El segundo vocablo, que en la terminología del
Antiguo Testamento sirve para definir la misericordia de Dios, es rah-mim. Este tiene un matiz distinto del hesed. Mientras hesed
pone en evidencia la fidelidad hacia sí mismo y de ser responsable del propio
amor (que son caracteres en cierto modo masculinos), rah-min,
ya en su raíz, denota el amor de la madre (rehem
significa regazo materno). Quiere explicar el amor de Dios como la unidad que
liga a la madre con el niño, por lo que brota una relación particular con él,
un amor particular. Se puede decir que este amor es totalmente gratuito, no
fruto de mérito, y que bajo este aspecto constituye una necesidad interior: es
una exigencia del corazón. La madre no le pone ninguna condición al amor que
tiene por el hijo de sus entrañas. Lo ama por el “simple”

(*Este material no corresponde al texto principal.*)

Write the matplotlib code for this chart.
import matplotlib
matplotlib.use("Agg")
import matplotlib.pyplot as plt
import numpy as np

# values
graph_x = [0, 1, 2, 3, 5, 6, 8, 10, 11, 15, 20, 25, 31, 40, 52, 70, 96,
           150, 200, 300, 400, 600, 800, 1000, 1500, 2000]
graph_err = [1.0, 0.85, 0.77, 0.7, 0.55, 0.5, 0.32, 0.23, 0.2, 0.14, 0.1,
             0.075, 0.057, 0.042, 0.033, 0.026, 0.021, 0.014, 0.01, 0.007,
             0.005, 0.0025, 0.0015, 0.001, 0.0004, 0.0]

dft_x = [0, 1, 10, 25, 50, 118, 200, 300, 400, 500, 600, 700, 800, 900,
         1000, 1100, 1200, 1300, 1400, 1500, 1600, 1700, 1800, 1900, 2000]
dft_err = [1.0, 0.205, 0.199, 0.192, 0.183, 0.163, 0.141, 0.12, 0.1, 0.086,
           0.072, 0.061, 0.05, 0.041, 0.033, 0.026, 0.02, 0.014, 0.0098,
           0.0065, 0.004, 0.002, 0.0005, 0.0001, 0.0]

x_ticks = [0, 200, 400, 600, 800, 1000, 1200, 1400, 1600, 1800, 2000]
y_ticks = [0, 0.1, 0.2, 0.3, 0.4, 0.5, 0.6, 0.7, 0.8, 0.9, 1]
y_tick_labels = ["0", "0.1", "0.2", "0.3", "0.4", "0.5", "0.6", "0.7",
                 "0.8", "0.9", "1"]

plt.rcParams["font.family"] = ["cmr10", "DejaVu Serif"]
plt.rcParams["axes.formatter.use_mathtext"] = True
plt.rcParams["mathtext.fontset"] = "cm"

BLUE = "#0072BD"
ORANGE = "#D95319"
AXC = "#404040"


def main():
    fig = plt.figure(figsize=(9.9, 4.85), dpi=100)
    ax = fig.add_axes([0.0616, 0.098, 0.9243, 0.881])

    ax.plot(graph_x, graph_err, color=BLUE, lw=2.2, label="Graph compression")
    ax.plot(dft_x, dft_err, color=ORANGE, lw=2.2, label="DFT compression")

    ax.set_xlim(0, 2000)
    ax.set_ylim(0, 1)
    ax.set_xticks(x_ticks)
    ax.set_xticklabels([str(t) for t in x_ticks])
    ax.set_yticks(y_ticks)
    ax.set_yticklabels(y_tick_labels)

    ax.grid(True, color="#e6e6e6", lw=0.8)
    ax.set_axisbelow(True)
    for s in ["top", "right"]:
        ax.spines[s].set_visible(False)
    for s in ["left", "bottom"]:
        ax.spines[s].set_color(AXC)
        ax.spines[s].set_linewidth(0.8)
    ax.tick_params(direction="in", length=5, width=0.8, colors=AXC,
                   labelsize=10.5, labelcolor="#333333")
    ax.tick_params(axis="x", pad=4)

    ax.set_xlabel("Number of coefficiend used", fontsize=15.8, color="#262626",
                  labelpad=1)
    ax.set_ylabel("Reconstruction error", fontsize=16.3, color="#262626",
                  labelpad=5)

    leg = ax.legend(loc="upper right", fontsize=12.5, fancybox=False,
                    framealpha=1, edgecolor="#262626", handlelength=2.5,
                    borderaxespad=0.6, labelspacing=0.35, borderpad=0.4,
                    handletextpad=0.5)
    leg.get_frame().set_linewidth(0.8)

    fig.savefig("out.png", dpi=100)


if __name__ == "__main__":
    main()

hecho de ser su hijo. Es una variante casi «femenina»
de la fidelidad masculina a sí mismo, expresada en el hesed. “Rah-mim”
engendra una escala de sentimientos, entre los que están la bondad y la
ternura, la paciencia y la comprensión, fundamentales para la disposición a
perdonar. Leemos en Isaías: «¿Puede acaso una mujer
olvidarse del hijo que amamanta, no compadecerse del hijo de sus entrañas?
Aunque ellas se olvidaran, yo no te olvidaría» (Is 49, 15). Este amor,
fiel e invencible gracias a la misteriosa fuerza de la maternidad, se expresa
en los textos bíblicos de diversos modos: ya sea como salvación de los
peligros, especialmente de los enemigos, ya sea también como perdón de los
pecados. Finalmente, en la prontitud para cumplir la promesa y la esperanza
(escatológicas), no obstante la infidelidad humana, como leemos en Oseas: «Yo curaré su rebeldía y los amaré generosamente» (Os
14, 5).
En el Nuevo Testamento vemos a Jesús, quien a lo
largo de su vida tuvo gestos elocuentes que nos muestran el corazón de Dios. Él
nos muestra ese amor y misericordia del Padre. Quién lo ve a Él, ve al Padre.
Por ejemplo, cuando está en casa de Simón (el fariseo). (Lc 7, 36-50) Ahí Jesús
es tocado por una pecadora pública que llora y moja sus pies, secándolos con
sus cabellos y perfumándoselos. Ella sabe que es pecadora y ve en Jesús a Dios
que es bueno y se compadece de los pecadores, perdonándolos. Sabe muy bien que
no merece su Perdón, pero lo suplica, haciendo todo lo posible para que Jesús
la perdone y pueda cambiar su vida, de la que siente vergüenza, y se
arrepiente. Jesús la ama, y con el cariño de siempre, la acoge, deja que lo
toque y la perdona. La perdona pues la ama. Por ese amor perdona sus pecados.
Hay muchos otros pasajes dónde vemos ese perdón gratuito de Jesús. El capítulo
15 del Evangelio de Lucas nos muestra elocuentemente como Jesús se preocupa por
nosotros pecadores. Un pastor que busca y perdona la oveja desobediente y
perdida; un hijo pródigo que regresa a la casa del Padre, quien hace una
fiesta, puesto que el hijo ya no está muerto, sino vivo. En esas dos parábolas
vemos como Dios, no solamente nos busca, sino que está todo el tiempo dispuesto
a perdonarnos. El hecho más evidente del amor que tiene Cristo por nosotros es
su entrega en la Cruz. Él, siendo de condición divina, se hace pecado por
nosotros en la cruz (Fil 2, 6ss). En esa nueva y eterna alianza tiene el hombre
el perdón definitivo de los pecados.